== EXERCISE AIM ==
Retype the opening lines of the listing below, ending with the line that contains "Chart.register(...registerables);", and leave out any pictures.

*** DATA LINES ***

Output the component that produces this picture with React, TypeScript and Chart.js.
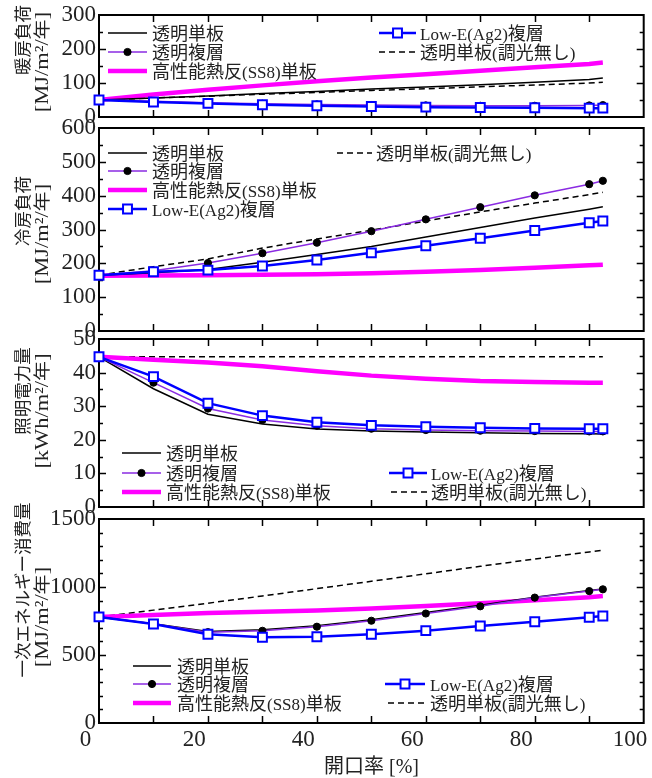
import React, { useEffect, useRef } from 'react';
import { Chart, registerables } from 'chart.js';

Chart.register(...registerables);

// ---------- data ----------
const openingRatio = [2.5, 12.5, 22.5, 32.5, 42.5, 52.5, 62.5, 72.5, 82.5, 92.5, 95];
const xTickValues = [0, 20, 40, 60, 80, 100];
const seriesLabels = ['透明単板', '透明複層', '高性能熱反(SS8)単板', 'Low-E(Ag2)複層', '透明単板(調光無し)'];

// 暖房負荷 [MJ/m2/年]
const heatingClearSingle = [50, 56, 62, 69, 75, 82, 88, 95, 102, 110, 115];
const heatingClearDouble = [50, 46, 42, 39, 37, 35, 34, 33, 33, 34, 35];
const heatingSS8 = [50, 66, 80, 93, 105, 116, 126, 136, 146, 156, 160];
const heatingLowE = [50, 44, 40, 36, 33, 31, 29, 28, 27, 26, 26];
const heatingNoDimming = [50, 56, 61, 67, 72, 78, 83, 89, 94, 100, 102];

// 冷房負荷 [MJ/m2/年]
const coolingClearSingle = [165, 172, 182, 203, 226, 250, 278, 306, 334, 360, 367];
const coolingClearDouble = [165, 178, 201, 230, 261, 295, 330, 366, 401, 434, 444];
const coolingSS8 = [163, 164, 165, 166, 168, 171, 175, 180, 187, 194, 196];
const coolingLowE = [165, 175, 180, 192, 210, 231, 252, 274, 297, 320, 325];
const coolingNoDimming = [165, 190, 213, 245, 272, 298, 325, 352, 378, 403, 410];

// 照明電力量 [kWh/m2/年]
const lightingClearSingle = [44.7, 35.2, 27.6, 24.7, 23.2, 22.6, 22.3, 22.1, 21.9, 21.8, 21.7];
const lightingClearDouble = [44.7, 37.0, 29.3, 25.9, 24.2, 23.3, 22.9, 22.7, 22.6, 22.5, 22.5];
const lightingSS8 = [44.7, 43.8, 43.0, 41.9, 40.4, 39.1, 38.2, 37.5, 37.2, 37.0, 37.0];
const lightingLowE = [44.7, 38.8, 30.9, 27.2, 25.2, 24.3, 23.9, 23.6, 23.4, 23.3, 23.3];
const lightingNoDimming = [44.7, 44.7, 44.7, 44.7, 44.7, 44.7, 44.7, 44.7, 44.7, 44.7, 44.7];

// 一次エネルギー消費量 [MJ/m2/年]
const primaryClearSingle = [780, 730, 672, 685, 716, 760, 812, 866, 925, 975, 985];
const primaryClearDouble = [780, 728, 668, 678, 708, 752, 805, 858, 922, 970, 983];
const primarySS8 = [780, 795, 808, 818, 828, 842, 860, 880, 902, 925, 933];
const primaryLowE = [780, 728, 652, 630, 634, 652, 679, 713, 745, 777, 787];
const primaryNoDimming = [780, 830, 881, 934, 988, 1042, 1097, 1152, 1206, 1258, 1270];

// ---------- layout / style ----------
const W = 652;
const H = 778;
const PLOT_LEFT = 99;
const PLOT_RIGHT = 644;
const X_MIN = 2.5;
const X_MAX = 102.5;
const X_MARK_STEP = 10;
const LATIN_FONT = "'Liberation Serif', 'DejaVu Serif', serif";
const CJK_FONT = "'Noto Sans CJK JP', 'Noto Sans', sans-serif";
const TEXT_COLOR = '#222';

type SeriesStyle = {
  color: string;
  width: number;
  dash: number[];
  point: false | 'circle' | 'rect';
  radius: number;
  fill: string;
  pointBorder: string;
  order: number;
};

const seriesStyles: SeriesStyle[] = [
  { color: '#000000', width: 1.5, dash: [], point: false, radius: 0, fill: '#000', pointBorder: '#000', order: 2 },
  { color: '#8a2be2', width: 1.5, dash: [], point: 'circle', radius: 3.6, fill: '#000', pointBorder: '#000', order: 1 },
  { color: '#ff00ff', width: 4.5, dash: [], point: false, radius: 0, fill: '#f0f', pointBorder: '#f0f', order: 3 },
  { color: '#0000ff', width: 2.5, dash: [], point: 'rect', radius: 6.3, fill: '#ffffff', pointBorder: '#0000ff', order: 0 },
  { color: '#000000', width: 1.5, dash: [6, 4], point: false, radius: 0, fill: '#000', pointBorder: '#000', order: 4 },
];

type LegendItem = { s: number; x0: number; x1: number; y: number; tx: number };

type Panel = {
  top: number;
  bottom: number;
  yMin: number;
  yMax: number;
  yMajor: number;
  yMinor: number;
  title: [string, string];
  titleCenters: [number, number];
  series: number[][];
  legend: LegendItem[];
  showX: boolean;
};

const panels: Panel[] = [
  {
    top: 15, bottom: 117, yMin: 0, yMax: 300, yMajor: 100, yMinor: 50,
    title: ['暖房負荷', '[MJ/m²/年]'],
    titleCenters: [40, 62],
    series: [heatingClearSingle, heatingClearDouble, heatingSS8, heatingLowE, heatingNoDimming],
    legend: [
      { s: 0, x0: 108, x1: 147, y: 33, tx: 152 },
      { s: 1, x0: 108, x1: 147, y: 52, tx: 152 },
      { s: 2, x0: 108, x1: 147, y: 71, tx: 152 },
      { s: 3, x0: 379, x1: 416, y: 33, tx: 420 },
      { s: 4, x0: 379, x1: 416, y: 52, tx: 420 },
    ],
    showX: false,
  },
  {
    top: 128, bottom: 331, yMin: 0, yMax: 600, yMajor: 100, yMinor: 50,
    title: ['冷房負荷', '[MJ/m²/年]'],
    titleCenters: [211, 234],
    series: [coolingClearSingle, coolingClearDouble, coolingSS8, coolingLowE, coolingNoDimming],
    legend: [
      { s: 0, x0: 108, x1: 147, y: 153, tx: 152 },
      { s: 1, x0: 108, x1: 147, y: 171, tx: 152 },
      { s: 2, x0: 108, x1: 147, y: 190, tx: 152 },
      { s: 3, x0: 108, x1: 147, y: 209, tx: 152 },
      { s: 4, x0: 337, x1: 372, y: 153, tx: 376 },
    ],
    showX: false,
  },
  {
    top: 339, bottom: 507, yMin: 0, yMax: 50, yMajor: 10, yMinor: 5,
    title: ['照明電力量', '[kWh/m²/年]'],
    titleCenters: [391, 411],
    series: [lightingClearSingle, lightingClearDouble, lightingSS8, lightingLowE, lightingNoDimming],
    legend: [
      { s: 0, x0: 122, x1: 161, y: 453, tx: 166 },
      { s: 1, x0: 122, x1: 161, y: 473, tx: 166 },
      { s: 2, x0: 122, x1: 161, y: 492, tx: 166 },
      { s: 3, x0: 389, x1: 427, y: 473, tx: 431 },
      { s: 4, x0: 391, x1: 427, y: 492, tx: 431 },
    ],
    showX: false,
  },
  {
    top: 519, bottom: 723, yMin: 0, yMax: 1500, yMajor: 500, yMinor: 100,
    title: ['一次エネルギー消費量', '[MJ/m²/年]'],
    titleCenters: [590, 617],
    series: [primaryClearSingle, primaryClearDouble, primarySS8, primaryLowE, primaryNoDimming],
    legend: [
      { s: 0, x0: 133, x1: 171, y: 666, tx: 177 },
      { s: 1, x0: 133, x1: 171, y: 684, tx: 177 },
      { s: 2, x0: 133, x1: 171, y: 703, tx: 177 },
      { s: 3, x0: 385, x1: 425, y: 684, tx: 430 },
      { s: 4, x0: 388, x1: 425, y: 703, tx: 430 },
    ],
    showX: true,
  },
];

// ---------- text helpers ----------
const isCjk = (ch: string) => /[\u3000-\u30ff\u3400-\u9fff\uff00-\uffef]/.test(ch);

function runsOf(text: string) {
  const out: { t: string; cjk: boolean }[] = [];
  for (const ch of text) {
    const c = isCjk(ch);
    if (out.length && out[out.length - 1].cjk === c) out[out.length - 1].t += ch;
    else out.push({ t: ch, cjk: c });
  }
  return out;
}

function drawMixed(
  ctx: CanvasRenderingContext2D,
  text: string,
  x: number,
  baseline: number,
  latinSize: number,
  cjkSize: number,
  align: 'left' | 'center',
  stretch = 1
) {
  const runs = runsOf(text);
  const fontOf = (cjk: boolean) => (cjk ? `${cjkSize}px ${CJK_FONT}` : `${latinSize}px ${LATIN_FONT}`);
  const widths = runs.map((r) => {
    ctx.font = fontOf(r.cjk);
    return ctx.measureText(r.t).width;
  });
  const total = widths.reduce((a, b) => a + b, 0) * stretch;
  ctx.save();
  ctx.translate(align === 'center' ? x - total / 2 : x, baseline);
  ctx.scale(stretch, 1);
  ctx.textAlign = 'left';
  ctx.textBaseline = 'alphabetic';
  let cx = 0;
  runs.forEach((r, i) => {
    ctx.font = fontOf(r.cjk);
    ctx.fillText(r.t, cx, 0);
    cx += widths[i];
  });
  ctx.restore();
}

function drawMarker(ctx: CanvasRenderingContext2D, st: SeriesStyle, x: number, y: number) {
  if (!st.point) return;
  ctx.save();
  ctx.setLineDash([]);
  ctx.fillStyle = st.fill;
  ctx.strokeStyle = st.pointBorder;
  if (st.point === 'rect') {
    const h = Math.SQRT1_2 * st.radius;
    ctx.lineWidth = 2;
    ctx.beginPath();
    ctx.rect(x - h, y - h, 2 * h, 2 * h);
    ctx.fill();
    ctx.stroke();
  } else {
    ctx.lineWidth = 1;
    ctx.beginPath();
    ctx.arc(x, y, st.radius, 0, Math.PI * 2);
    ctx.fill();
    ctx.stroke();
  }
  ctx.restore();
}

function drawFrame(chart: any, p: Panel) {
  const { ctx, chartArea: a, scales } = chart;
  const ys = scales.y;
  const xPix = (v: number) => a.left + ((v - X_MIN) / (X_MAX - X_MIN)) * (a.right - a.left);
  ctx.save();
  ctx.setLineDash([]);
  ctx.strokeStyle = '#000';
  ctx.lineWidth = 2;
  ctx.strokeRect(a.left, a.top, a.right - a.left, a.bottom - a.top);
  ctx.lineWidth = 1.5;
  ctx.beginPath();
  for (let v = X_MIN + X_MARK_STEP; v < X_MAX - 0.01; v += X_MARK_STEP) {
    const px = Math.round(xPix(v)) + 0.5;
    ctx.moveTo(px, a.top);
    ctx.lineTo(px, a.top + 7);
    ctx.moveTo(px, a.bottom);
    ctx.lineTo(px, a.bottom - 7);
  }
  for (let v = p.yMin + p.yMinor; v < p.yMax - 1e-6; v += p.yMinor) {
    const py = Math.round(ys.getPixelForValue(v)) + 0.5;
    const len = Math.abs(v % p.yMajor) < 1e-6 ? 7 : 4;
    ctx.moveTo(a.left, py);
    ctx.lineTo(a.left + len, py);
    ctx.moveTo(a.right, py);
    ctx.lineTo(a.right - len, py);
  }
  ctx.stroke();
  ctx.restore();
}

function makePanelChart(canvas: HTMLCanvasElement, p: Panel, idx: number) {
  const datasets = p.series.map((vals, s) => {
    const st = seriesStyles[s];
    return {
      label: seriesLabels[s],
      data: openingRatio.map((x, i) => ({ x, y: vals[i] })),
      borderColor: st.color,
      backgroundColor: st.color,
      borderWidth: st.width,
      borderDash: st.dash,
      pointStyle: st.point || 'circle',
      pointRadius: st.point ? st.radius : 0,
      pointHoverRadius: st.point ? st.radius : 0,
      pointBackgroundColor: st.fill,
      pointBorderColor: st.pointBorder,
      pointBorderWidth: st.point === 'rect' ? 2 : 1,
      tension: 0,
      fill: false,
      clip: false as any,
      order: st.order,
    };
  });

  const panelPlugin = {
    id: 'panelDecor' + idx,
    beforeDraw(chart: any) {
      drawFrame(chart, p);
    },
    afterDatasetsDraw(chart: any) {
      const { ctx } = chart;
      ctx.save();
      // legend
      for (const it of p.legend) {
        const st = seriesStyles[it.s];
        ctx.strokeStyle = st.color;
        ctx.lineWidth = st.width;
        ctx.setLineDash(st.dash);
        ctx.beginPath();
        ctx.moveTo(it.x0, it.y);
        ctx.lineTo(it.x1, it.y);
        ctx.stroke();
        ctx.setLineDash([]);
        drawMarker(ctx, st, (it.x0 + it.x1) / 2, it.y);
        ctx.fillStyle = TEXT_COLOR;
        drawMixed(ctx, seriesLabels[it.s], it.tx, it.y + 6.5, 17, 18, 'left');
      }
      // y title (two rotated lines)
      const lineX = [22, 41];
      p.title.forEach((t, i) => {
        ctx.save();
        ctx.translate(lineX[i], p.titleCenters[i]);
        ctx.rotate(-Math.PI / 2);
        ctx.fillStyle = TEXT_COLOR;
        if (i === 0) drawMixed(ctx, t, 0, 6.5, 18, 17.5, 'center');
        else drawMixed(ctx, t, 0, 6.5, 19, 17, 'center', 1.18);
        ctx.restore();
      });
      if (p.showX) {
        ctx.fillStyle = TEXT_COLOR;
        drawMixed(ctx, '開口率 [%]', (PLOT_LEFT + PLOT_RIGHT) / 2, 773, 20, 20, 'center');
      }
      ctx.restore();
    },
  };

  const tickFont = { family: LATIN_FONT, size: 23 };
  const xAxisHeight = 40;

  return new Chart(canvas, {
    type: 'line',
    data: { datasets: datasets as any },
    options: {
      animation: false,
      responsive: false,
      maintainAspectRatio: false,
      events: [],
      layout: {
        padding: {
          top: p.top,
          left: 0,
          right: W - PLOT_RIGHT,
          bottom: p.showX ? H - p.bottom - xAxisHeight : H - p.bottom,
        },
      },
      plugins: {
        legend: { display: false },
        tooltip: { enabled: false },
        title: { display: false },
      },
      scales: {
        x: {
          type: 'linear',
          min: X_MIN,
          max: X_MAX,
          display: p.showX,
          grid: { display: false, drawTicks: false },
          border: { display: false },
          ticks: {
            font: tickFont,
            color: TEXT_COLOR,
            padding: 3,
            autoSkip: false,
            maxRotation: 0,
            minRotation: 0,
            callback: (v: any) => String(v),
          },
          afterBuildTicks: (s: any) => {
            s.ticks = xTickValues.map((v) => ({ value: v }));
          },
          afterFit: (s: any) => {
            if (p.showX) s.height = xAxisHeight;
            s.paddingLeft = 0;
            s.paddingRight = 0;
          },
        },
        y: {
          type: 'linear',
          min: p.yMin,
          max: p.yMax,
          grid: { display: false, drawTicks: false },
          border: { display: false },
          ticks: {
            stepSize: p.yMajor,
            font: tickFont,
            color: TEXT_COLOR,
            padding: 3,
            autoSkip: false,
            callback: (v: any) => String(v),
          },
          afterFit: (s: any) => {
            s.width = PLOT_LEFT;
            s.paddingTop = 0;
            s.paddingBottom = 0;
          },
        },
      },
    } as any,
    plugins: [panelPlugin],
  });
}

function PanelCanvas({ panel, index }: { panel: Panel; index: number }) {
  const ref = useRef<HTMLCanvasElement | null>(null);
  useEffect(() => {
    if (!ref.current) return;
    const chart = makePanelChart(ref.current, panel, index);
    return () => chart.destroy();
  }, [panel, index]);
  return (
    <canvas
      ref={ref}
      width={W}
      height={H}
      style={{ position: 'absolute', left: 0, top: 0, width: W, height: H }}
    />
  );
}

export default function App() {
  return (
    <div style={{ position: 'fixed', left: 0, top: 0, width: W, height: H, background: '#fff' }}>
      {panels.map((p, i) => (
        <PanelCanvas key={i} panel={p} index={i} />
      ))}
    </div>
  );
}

***

== RESPONSE ==
Output the component that produces this picture with React, TypeScript and Chart.js.
import React, { useEffect, useRef } from 'react';
import { Chart, registerables } from 'chart.js';

Chart.register(...registerables);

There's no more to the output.